「ドラゴンで観光振興」に待った インドネシアで論争
【ジャカルタ=地曳航也】インドネシア国内に生息する希少動物「コモドドラゴン」を活用した同国政府の観光振興策に環境保護団体などが待ったをかけ始めた。コモドドラゴンを見やすくする専用デッキなどを国内の生息地に建設する計画だが、SNS(交流サイト)では「生態系を壊すジュラシック・パークだ」との批判が広がる。
計画への疑念は、10月23日に写真共有アプリの「インスタグラム」に投稿された1枚の写真をきっかけに拡大した。建設現場で1匹のコモドドラゴンが大型トラックに対峙している場面をとらえた。SNS上では1989年の天安門事件時、中国人民解放軍の戦車に立ち向かった男性の映像になぞらえる声もある。

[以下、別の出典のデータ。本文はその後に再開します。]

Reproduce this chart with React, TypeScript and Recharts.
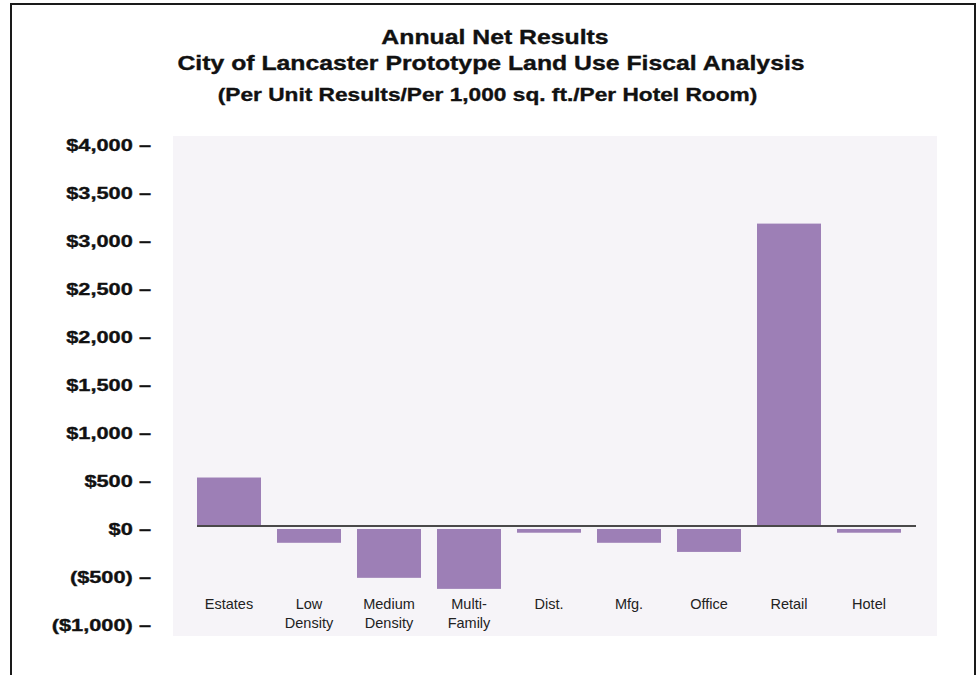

ジョコ大統領は観光振興を成長戦略の一角に位置付ける。野生のコモドドラゴンは貴重な観光資源だが、観光客が観賞するための施設が整っていないとの指摘がある。政府は中部のリンチャ島に約700億ルピア(約5億円)をかけて船着き場の整備や見物用のデッキの建設を進めている。
地元紙によると、環境保護団体「ワルヒ」のウムブ・ウラン氏は「この写真はコモドドラゴンが大規模プロジェクトで不便を強いられている証拠だ」と指摘する。政府も建設は自然保護の規制に沿っていると譲らず、論争は当面続きそうだ。